───── RECORDS FOR PROCESSING
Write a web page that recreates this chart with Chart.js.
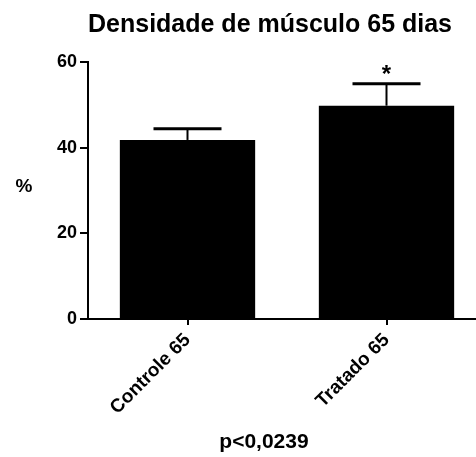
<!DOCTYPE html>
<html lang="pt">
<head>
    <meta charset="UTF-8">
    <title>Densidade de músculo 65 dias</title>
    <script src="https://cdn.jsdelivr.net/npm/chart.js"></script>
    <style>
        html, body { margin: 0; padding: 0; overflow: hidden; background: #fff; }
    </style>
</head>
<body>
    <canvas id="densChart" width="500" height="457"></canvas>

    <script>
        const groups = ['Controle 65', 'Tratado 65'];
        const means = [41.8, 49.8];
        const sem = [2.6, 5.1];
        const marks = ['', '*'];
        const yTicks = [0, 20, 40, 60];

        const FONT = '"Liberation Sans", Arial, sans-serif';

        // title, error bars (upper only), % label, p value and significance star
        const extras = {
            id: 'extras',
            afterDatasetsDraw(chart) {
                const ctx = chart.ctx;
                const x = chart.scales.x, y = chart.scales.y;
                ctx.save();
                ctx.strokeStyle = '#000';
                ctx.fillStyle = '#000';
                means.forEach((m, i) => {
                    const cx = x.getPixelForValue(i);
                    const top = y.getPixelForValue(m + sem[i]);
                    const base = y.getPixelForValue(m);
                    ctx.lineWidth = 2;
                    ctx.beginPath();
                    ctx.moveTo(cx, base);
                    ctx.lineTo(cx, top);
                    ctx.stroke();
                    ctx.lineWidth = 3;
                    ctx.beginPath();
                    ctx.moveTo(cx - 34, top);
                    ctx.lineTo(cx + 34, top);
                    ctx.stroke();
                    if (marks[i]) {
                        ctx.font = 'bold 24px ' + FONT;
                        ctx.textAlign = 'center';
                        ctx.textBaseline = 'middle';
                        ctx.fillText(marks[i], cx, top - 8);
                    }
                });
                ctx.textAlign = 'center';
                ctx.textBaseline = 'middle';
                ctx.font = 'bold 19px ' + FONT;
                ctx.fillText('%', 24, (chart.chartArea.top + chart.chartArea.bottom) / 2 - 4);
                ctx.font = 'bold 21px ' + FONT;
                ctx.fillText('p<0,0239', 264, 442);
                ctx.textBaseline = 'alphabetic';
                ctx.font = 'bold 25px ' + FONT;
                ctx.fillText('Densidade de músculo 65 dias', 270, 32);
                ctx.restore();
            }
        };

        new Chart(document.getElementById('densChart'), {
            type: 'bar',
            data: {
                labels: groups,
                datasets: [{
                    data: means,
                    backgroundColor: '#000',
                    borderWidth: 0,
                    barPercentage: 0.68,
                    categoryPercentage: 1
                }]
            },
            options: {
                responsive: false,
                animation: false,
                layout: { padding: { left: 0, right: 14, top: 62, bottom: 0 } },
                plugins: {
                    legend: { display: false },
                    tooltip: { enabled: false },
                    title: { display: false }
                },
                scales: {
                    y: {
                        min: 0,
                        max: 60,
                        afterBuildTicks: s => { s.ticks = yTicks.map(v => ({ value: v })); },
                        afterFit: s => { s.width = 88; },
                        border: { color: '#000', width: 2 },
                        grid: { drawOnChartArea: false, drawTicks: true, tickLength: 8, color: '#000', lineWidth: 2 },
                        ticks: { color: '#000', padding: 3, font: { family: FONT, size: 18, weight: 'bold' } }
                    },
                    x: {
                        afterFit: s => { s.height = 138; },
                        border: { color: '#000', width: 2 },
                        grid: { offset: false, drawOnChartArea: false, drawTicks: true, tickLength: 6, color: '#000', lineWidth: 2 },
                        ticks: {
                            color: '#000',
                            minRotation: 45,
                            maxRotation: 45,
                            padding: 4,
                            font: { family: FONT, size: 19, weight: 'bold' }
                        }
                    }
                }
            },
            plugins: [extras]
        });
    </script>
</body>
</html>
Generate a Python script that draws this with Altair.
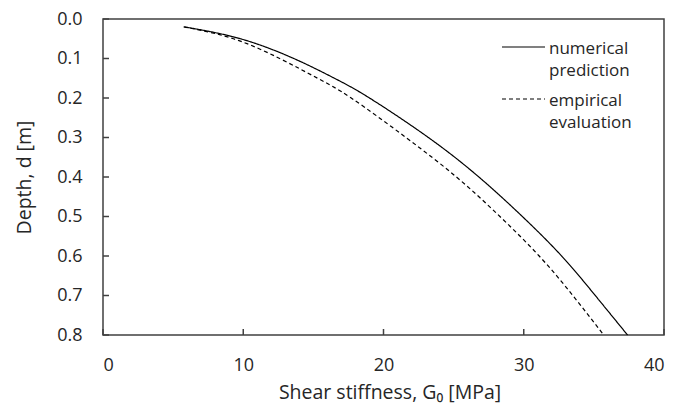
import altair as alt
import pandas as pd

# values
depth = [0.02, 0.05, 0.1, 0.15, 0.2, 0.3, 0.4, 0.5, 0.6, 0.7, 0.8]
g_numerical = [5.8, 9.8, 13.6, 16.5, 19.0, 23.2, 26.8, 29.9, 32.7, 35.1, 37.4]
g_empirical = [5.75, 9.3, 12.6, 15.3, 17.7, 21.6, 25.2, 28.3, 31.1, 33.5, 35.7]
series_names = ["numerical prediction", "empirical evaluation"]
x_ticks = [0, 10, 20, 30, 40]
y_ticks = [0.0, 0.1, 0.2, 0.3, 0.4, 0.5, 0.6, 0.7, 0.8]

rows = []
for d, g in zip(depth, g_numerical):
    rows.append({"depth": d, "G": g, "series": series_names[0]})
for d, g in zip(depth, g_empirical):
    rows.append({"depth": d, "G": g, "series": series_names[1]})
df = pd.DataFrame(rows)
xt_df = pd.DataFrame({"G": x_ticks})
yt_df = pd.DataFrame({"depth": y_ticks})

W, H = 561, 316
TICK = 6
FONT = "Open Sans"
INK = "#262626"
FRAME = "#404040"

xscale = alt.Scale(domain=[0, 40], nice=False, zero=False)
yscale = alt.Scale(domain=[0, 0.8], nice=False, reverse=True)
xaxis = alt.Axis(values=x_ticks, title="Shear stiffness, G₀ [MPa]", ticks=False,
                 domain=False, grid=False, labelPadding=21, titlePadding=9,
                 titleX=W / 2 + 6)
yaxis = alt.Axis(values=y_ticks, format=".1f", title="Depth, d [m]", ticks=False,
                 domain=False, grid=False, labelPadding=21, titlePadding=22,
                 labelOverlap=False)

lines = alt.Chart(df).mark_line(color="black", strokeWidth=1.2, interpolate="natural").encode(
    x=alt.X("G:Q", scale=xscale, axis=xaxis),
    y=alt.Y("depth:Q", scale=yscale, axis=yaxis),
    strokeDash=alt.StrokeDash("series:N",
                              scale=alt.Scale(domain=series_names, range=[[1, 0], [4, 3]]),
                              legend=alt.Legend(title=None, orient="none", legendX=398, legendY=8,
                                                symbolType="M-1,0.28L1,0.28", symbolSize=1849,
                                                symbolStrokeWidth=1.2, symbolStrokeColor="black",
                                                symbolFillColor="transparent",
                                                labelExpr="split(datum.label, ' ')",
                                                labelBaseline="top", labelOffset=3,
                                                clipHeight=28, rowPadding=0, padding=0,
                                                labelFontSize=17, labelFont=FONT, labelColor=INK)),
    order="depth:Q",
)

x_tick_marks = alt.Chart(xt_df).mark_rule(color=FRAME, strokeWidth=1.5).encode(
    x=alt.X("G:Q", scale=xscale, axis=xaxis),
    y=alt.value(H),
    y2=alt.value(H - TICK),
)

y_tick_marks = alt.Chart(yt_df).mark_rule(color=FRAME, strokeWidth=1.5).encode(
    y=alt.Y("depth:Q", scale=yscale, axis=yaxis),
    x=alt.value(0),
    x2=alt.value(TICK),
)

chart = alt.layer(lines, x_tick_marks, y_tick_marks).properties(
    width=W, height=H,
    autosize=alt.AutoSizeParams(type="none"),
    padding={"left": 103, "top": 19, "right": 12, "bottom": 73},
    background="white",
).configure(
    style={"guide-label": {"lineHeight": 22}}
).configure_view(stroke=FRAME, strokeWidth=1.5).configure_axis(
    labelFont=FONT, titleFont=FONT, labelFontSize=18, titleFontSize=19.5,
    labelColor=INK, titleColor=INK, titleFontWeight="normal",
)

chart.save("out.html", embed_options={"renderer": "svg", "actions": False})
──────────
Reproduce the records, all of them, word for word; omit the pictures.

Write a web page that recreates this chart with Chart.js.
<!DOCTYPE html>
<html lang="pt">
<head>
    <meta charset="UTF-8">
    <title>Densidade de músculo 65 dias</title>
    <script src="https://cdn.jsdelivr.net/npm/chart.js"></script>
    <style>
        html, body { margin: 0; padding: 0; overflow: hidden; background: #fff; }
    </style>
</head>
<body>
    <canvas id="densChart" width="500" height="457"></canvas>

    <script>
        const groups = ['Controle 65', 'Tratado 65'];
        const means = [41.8, 49.8];
        const sem = [2.6, 5.1];
        const marks = ['', '*'];
        const yTicks = [0, 20, 40, 60];

        const FONT = '"Liberation Sans", Arial, sans-serif';

        // title, error bars (upper only), % label, p value and significance star
        const extras = {
            id: 'extras',
            afterDatasetsDraw(chart) {
                const ctx = chart.ctx;
                const x = chart.scales.x, y = chart.scales.y;
                ctx.save();
                ctx.strokeStyle = '#000';
                ctx.fillStyle = '#000';
                means.forEach((m, i) => {
                    const cx = x.getPixelForValue(i);
                    const top = y.getPixelForValue(m + sem[i]);
                    const base = y.getPixelForValue(m);
                    ctx.lineWidth = 2;
                    ctx.beginPath();
                    ctx.moveTo(cx, base);
                    ctx.lineTo(cx, top);
                    ctx.stroke();
                    ctx.lineWidth = 3;
                    ctx.beginPath();
                    ctx.moveTo(cx - 34, top);
                    ctx.lineTo(cx + 34, top);
                    ctx.stroke();
                    if (marks[i]) {
                        ctx.font = 'bold 24px ' + FONT;
                        ctx.textAlign = 'center';
                        ctx.textBaseline = 'middle';
                        ctx.fillText(marks[i], cx, top - 8);
                    }
                });
                ctx.textAlign = 'center';
                ctx.textBaseline = 'middle';
                ctx.font = 'bold 19px ' + FONT;
                ctx.fillText('%', 24, (chart.chartArea.top + chart.chartArea.bottom) / 2 - 4);
                ctx.font = 'bold 21px ' + FONT;
                ctx.fillText('p<0,0239', 264, 442);
                ctx.textBaseline = 'alphabetic';
                ctx.font = 'bold 25px ' + FONT;
                ctx.fillText('Densidade de músculo 65 dias', 270, 32);
                ctx.restore();
            }
        };

        new Chart(document.getElementById('densChart'), {
            type: 'bar',
            data: {
                labels: groups,
                datasets: [{
                    data: means,
                    backgroundColor: '#000',
                    borderWidth: 0,
                    barPercentage: 0.68,
                    categoryPercentage: 1
                }]
            },
            options: {
                responsive: false,
                animation: false,
                layout: { padding: { left: 0, right: 14, top: 62, bottom: 0 } },
                plugins: {
                    legend: { display: false },
                    tooltip: { enabled: false },
                    title: { display: false }
                },
                scales: {
                    y: {
                        min: 0,
                        max: 60,
                        afterBuildTicks: s => { s.ticks = yTicks.map(v => ({ value: v })); },
                        afterFit: s => { s.width = 88; },
                        border: { color: '#000', width: 2 },
                        grid: { drawOnChartArea: false, drawTicks: true, tickLength: 8, color: '#000', lineWidth: 2 },
                        ticks: { color: '#000', padding: 3, font: { family: FONT, size: 18, weight: 'bold' } }
                    },
                    x: {
                        afterFit: s => { s.height = 138; },
                        border: { color: '#000', width: 2 },
                        grid: { offset: false, drawOnChartArea: false, drawTicks: true, tickLength: 6, color: '#000', lineWidth: 2 },
                        ticks: {
                            color: '#000',
                            minRotation: 45,
                            maxRotation: 45,
                            padding: 4,
                            font: { family: FONT, size: 19, weight: 'bold' }
                        }
                    }
                }
            },
            plugins: [extras]
        });
    </script>
</body>
</html>
Generate a Python script that draws this with Altair.
import altair as alt
import pandas as pd

# values
depth = [0.02, 0.05, 0.1, 0.15, 0.2, 0.3, 0.4, 0.5, 0.6, 0.7, 0.8]
g_numerical = [5.8, 9.8, 13.6, 16.5, 19.0, 23.2, 26.8, 29.9, 32.7, 35.1, 37.4]
g_empirical = [5.75, 9.3, 12.6, 15.3, 17.7, 21.6, 25.2, 28.3, 31.1, 33.5, 35.7]
series_names = ["numerical prediction", "empirical evaluation"]
x_ticks = [0, 10, 20, 30, 40]
y_ticks = [0.0, 0.1, 0.2, 0.3, 0.4, 0.5, 0.6, 0.7, 0.8]

rows = []
for d, g in zip(depth, g_numerical):
    rows.append({"depth": d, "G": g, "series": series_names[0]})
for d, g in zip(depth, g_empirical):
    rows.append({"depth": d, "G": g, "series": series_names[1]})
df = pd.DataFrame(rows)
xt_df = pd.DataFrame({"G": x_ticks})
yt_df = pd.DataFrame({"depth": y_ticks})

W, H = 561, 316
TICK = 6
FONT = "Open Sans"
INK = "#262626"
FRAME = "#404040"

xscale = alt.Scale(domain=[0, 40], nice=False, zero=False)
yscale = alt.Scale(domain=[0, 0.8], nice=False, reverse=True)
xaxis = alt.Axis(values=x_ticks, title="Shear stiffness, G₀ [MPa]", ticks=False,
                 domain=False, grid=False, labelPadding=21, titlePadding=9,
                 titleX=W / 2 + 6)
yaxis = alt.Axis(values=y_ticks, format=".1f", title="Depth, d [m]", ticks=False,
                 domain=False, grid=False, labelPadding=21, titlePadding=22,
                 labelOverlap=False)

lines = alt.Chart(df).mark_line(color="black", strokeWidth=1.2, interpolate="natural").encode(
    x=alt.X("G:Q", scale=xscale, axis=xaxis),
    y=alt.Y("depth:Q", scale=yscale, axis=yaxis),
    strokeDash=alt.StrokeDash("series:N",
                              scale=alt.Scale(domain=series_names, range=[[1, 0], [4, 3]]),
                              legend=alt.Legend(title=None, orient="none", legendX=398, legendY=8,
                                                symbolType="M-1,0.28L1,0.28", symbolSize=1849,
                                                symbolStrokeWidth=1.2, symbolStrokeColor="black",
                                                symbolFillColor="transparent",
                                                labelExpr="split(datum.label, ' ')",
                                                labelBaseline="top", labelOffset=3,
                                                clipHeight=28, rowPadding=0, padding=0,
                                                labelFontSize=17, labelFont=FONT, labelColor=INK)),
    order="depth:Q",
)

x_tick_marks = alt.Chart(xt_df).mark_rule(color=FRAME, strokeWidth=1.5).encode(
    x=alt.X("G:Q", scale=xscale, axis=xaxis),
    y=alt.value(H),
    y2=alt.value(H - TICK),
)

y_tick_marks = alt.Chart(yt_df).mark_rule(color=FRAME, strokeWidth=1.5).encode(
    y=alt.Y("depth:Q", scale=yscale, axis=yaxis),
    x=alt.value(0),
    x2=alt.value(TICK),
)

chart = alt.layer(lines, x_tick_marks, y_tick_marks).properties(
    width=W, height=H,
    autosize=alt.AutoSizeParams(type="none"),
    padding={"left": 103, "top": 19, "right": 12, "bottom": 73},
    background="white",
).configure(
    style={"guide-label": {"lineHeight": 22}}
).configure_view(stroke=FRAME, strokeWidth=1.5).configure_axis(
    labelFont=FONT, titleFont=FONT, labelFontSize=18, titleFontSize=19.5,
    labelColor=INK, titleColor=INK, titleFontWeight="normal",
)

chart.save("out.html", embed_options={"renderer": "svg", "actions": False})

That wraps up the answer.